Jusqu’où un biopic peut-il aller, entre la dérision et la rédemption, pour trouver son équilibre? La réponse ne se trouve pas nécessairement dans l’explosif I, Tonya, qui ne sait pas toujours sur quel pied patiner, n’en déplaise à l’énergie électrisante de sa distribution.
Connaît-on réellement une histoire qui a fait le tour des médias? Probablement que non.
En tenant compte du côté subjectif de toute histoire, et d’une large panoplie de procédés cinématographiques, que le film sur l’ex-patineuse artistique Tonya Harding se lance dans toutes les directions pour raconter l’envers du décor, mais, surtout, divertir, priorisant l’humour même dans les situations les plus dramatiques.

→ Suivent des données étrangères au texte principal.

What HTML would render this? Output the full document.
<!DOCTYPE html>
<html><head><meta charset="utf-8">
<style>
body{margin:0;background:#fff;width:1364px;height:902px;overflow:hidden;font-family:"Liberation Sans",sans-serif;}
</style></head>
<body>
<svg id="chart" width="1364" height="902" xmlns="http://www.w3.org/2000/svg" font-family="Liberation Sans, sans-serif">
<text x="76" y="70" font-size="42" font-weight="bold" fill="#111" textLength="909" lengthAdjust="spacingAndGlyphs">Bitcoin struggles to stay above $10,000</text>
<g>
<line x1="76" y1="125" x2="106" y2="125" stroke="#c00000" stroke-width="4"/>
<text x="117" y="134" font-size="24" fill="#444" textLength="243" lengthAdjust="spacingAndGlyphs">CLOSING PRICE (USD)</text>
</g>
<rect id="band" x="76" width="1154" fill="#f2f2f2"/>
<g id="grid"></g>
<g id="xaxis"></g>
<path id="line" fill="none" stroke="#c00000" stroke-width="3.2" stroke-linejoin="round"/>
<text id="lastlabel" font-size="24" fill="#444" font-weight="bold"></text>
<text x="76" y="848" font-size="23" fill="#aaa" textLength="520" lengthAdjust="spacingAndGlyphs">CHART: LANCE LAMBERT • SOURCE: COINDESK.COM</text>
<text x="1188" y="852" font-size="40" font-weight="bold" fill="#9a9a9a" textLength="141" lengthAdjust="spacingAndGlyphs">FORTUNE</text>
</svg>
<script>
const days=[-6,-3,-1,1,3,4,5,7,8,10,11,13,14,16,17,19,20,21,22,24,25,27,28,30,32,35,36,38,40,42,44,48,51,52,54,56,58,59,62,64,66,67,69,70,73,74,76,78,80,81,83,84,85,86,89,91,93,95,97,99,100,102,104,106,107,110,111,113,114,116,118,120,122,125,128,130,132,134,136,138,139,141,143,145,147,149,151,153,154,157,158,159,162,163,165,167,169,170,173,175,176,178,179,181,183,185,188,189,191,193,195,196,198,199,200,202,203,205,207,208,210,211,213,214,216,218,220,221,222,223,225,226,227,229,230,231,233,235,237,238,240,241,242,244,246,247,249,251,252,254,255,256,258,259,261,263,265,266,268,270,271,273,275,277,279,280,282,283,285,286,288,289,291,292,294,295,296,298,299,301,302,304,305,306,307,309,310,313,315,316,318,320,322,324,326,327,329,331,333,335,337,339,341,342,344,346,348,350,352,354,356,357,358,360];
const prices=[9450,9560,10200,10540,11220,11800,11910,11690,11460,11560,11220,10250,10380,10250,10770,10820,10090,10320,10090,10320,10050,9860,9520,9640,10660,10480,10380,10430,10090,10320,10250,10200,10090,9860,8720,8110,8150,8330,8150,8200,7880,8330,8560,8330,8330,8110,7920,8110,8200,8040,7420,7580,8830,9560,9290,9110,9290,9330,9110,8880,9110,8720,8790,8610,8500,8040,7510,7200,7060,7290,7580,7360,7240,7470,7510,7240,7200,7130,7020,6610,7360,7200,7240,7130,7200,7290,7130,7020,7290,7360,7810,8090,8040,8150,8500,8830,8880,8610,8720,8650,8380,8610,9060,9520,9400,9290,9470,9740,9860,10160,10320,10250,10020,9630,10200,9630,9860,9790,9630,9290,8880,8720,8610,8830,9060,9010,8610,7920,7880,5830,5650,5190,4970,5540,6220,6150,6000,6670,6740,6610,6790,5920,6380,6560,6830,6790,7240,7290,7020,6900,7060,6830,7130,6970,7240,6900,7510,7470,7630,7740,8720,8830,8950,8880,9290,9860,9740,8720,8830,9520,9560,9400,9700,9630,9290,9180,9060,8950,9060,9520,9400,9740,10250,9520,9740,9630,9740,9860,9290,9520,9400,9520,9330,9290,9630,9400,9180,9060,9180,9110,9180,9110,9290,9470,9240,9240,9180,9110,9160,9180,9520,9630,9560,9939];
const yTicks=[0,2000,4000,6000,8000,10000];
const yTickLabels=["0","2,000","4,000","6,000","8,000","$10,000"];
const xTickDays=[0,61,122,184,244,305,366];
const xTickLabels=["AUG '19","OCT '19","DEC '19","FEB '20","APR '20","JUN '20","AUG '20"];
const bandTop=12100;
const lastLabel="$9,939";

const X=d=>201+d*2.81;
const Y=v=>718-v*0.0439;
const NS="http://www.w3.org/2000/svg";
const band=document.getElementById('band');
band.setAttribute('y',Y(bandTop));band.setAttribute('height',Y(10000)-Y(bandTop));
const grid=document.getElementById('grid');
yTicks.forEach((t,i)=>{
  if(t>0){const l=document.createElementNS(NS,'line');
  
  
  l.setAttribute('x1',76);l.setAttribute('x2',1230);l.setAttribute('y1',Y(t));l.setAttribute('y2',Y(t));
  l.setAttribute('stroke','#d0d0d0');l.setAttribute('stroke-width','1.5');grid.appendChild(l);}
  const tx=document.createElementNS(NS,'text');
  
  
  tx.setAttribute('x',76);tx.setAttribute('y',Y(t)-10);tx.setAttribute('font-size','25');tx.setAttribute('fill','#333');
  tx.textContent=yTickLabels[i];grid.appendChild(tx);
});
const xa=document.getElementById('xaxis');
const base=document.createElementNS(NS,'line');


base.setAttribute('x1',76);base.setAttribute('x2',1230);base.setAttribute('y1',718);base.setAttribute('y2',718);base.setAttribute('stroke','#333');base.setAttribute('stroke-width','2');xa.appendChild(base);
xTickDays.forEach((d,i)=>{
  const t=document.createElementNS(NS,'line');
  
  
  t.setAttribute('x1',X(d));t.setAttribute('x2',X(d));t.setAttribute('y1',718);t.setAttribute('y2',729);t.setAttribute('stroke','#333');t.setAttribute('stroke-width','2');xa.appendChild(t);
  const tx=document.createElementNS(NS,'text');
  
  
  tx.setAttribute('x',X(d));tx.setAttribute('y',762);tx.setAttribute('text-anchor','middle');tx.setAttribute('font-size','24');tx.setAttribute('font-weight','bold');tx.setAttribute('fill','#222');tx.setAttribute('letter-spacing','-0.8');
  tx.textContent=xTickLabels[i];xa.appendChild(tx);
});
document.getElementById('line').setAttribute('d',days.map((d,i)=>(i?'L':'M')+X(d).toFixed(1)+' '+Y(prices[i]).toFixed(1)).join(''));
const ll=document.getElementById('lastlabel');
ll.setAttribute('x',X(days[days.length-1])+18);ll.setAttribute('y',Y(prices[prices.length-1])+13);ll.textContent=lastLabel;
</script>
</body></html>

Le réalisateur du long-métrage, Craig Gillespie, a tout sauf un parcours typique. Après tout, il a autant tourné Mr. Woodcock et Lars and the Real Girl que le remake de Fright Night. Il s’est toutefois dernièrement spécialisé dans les faits vécus en offrant le charmant Million Dollar Arm et le plus convenu The Finest Hours pour Disney. Cette fois, le fait de s’associer avec Margot Robbie – qui essaie de retrouver l’élan que lui a offert The Wolf of Wall Street, tout en étant propulsée par la folie de son rôle d’Harley Quinn dans le détestable Suicide Squad – permet de miser fort sur l’irrévérence dans un film biographique éclaté, vulgaire et violent qui ajoute son grain de sel à une histoire qui peut certainement se comparer aux jeux d’arène de l’époque des gladiateurs.
Il demeure alors surprenant de découvrir que le scénario est écrit par nul autre que Steven Rodgers, habitué des films beaucoup plus lisses et moins malicieux.

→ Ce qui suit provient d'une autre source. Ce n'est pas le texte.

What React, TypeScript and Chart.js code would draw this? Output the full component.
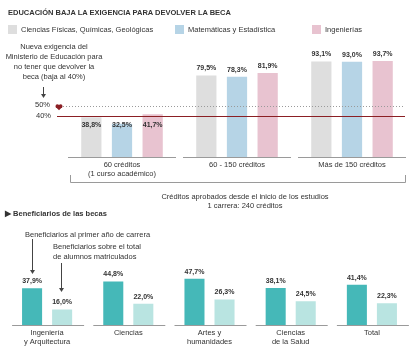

Certes, on retrouve un leitmotiv dans les familles dysfonctionnelles et les amours compliqués, mais c’est tout un revirement de carrière pour celui qui compte autant Stepmom, Kate & Leopold et Love the Coopers sur sa feuille de route.
On doit probablement à Rogers le revirement plus dramatique et larmoyant qui survient à mi-parcours d’I, Tonya, lui qui s’est aussi assigné le rôle de producteur.

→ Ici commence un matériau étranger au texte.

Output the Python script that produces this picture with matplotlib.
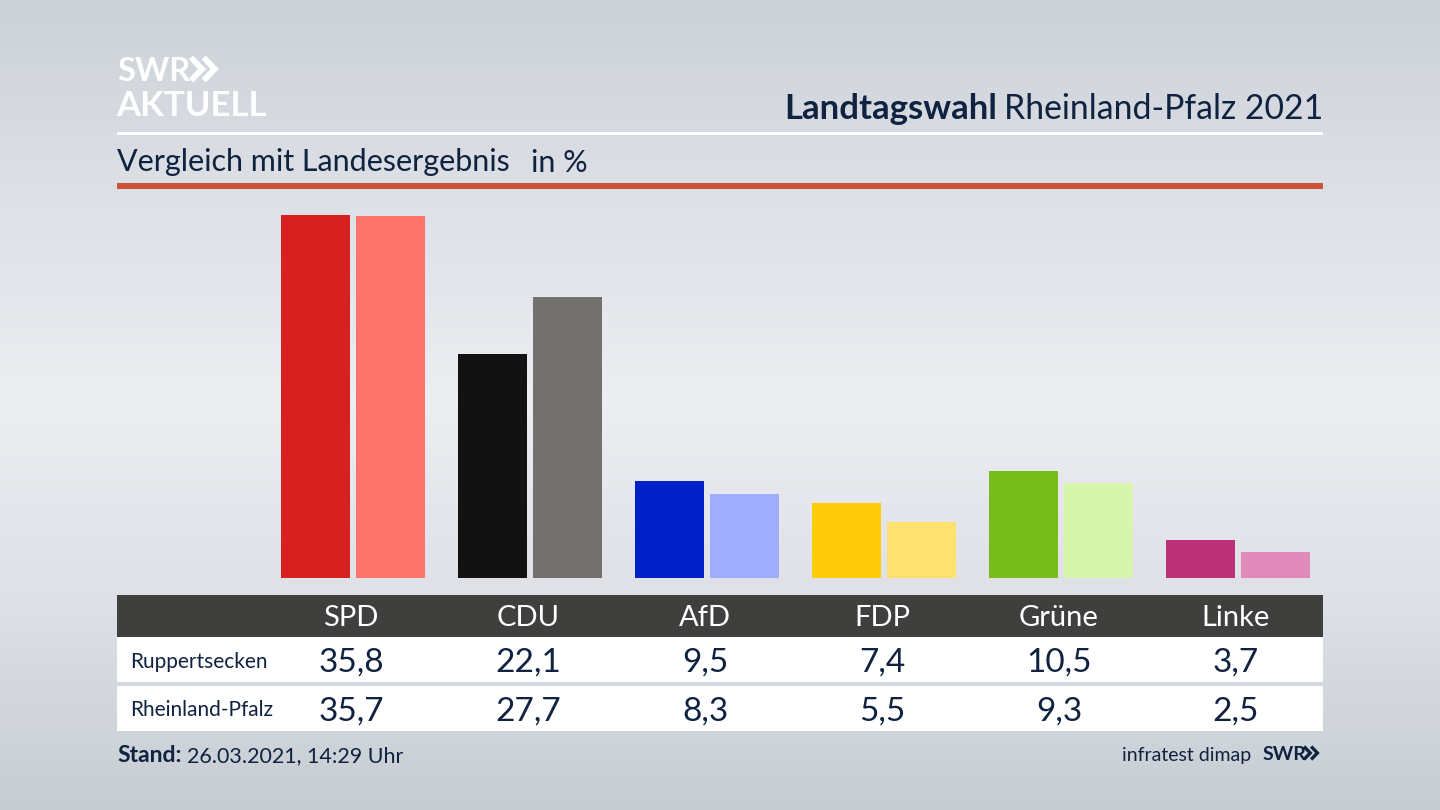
import numpy as np
import matplotlib
matplotlib.use("Agg")
import matplotlib.pyplot as plt
from matplotlib.patches import Rectangle

parties = ["SPD", "CDU", "AfD", "FDP", "Grüne", "Linke"]
ruppertsecken = [35.8, 22.1, 9.5, 7.4, 10.5, 3.7]
rheinland_pfalz = [35.7, 27.7, 8.3, 5.5, 9.3, 2.5]
colors_local = ["#d7201f", "#121212", "#0021c8", "#ffcd0a", "#78bc1b", "#bb3076"]
colors_state = ["#ff736d", "#72716e", "#9fadff", "#ffe172", "#d5f6ab", "#e08bba"]
row_names = ["Ruppertsecken", "Rheinland-Pfalz"]

plt.rcParams["font.family"] = ["Lato", "DejaVu Sans"]
W, H = 1440, 810
NAVY = "#0f2240"
fig = plt.figure(figsize=(14.4, 8.1), dpi=100)

# Background gradient
bg = fig.add_axes([0, 0, 1, 1], zorder=0)
bg.axis("off")
stops_y = [0, 200, 400, 600, 810]
stops_c = [[0.80, 0.82, 0.85], [0.87, 0.88, 0.90], [0.925, 0.933, 0.95], [0.87, 0.88, 0.90], [0.78, 0.80, 0.83]]
yy = np.arange(H)
grad = np.stack([np.interp(yy, stops_y, [c[i] for c in stops_c]) for i in range(3)], axis=1)[:, None, :]
bg.imshow(grad, aspect="auto", extent=[0, W, H, 0], zorder=0)
bg.set_xlim(0, W)
bg.set_ylim(H, 0)

# Furniture in pixel coordinates
def band(x0, y0, x1, y1, color):
    bg.add_patch(Rectangle((x0, y0), x1 - x0, y1 - y0, facecolor=color, edgecolor="none", zorder=1))

band(117, 132, 1323, 135, "white")
band(117, 183, 1323, 189, "#cd523a")
band(117, 595, 1323, 637, "#3f3f3d")
band(117, 637, 1323, 682, "white")
band(117, 686, 1323, 731, "white")

def txt(x, y, s, size, color=NAVY, ha="left", weight="normal", **kw):
    return bg.text(x, y, s, fontsize=size, color=color, ha=ha, va="center_baseline", fontweight=weight, zorder=3, **kw)

def chevrons(x, yc, h, lw, color):
    """Two right-pointing chevrons starting at x, centred on yc."""
    for dx in (0, h * 0.55):
        bg.plot([x + dx, x + dx + h * 0.48, x + dx], [yc - h / 2, yc, yc + h / 2],
                color=color, lw=lw, solid_joinstyle="miter", solid_capstyle="butt", zorder=3)

# Logo
txt(117, 69, "SWR", 23.5, color="white", weight="bold")
chevrons(191, 69, 23, 4.2, "white")
txt(116, 103, "AKTUELL", 25, color="white", weight="bold")

# Title
txt(1323, 106, "Rheinland-Pfalz 2021", 24.3, ha="right")
txt(997, 106, "Landtagswahl", 25, ha="right", weight="bold")
txt(117, 160, "Vergleich mit Landesergebnis", 22)
txt(531, 160, "in %", 22)

# Table
centers = [351 + 177 * i for i in range(len(parties))]
for i, p in enumerate(parties):
    txt(centers[i], 616, p, 21, color="white", ha="center")
    txt(centers[i], 660, f"{ruppertsecken[i]:.1f}".replace(".", ","), 24, ha="center")
    txt(centers[i], 709, f"{rheinland_pfalz[i]:.1f}".replace(".", ","), 24, ha="center")
txt(130.5, 660, row_names[0], 15)
txt(130.5, 708, row_names[1], 15)

# Footer
txt(117, 754, "Stand:", 16.5, weight="bold")
txt(187, 754, "26.03.2021, 14:29 Uhr", 15.5)
txt(1251, 754, "infratest dimap", 14, ha="right")
txt(1263, 753, "SWR", 14, weight="bold")
chevrons(1304, 753, 13, 2.4, NAVY)

# Bars through a data axes: baseline y=577.5px, 10.12 px per percentage point
px_per_unit = 10.12
top_px = 197
base_px = 577.5
ax = fig.add_axes([117 / W, 1 - base_px / H, (1323 - 117) / W, (base_px - top_px) / H], zorder=2)
ax.patch.set_alpha(0)
ax.axis("off")
ax.set_ylim(0, (base_px - top_px) / px_per_unit)
step = 177
ax.set_xlim((117 - 353) / step, (1323 - 353) / step)
x = np.arange(len(parties))
bw = 69 / step
off = 37.5 / step
ax.bar(x - off, ruppertsecken, width=bw, color=colors_local, linewidth=0)
ax.bar(x + off, rheinland_pfalz, width=bw, color=colors_state, linewidth=0)

fig.savefig("out.png", dpi=100)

Il ne faut pas non plus oublier Margot Robbie, qui s’offre le rôle principal en s’y dévouant corps et âme, et ce alors qu’elle n’a franchement pas l’âge de l’emploi.
Il serait simple de dire que cela ajoute à la caricature volontaire de l’ensemble. Après tout, le film se fait grandement plaisir avec ses segments documentaires et ses discours adressés à la caméra et au public, mais les problèmes de distribution clochent franchement, surtout face à l’impériale Allison Janney; cette dernière éclipse tout le monde avec sa composition époustouflante de LaVona Golden, l’infâme et singulière mère de l’athlète.
De son côté, et malgré sa courte présence à l’écran, la jeune Mckenna Grace continue de surprendre. Quant à Sebastian Stan, il est facilement plus nuancé et plus satisfaisant que dans les films de Marvel auxquels il participe, et ce même s’il est bizarre de le voir dans un film semblable à The Bronze, sorti il y a moins de deux ans.
Hélas, rien n’est ici assez puissant pour justifier l’écoute du film sur l’unique base de sa distribution. N’en déplaise à Mme Janney, qui n’a plus besoin de prouver l’étendue de son talent.
C’est finalement l’aisance de Gillespie qui sauve la mise. Avec un rythme bien réglé, un montage vif et une utilisation intelligente de la musique, qui marie succès d’époque et compositions de Peter Neshel, le film est agréable et d’une fluidité épatante.
Mieux encore, les scènes de patinage sont époustouflantes et celles des compétitions nous rivent sans mal sur notre siège.
À force de vouloir expliquer l’inexplicable, de vouloir tout justifier et de faire de la protagoniste une martyre des suites des gestes de tous ceux qui l’ont entourée, on finit par perdre le fil, en plus de réaliser que le tout est foncièrement fort subjectif, la véritable ex-patineuse ayant collaboré à ce film sur sa vie.
Disons que dans le genre, il y a certainement eu plus ambitieux, audacieux, réussi et satisfaisant que I, Tonya.
Le film a quelques bonnes idées divertissantes, mais sans plus.
6/10
I, Tonya est à l’affiche en salles depuis le 5 janvier dernier.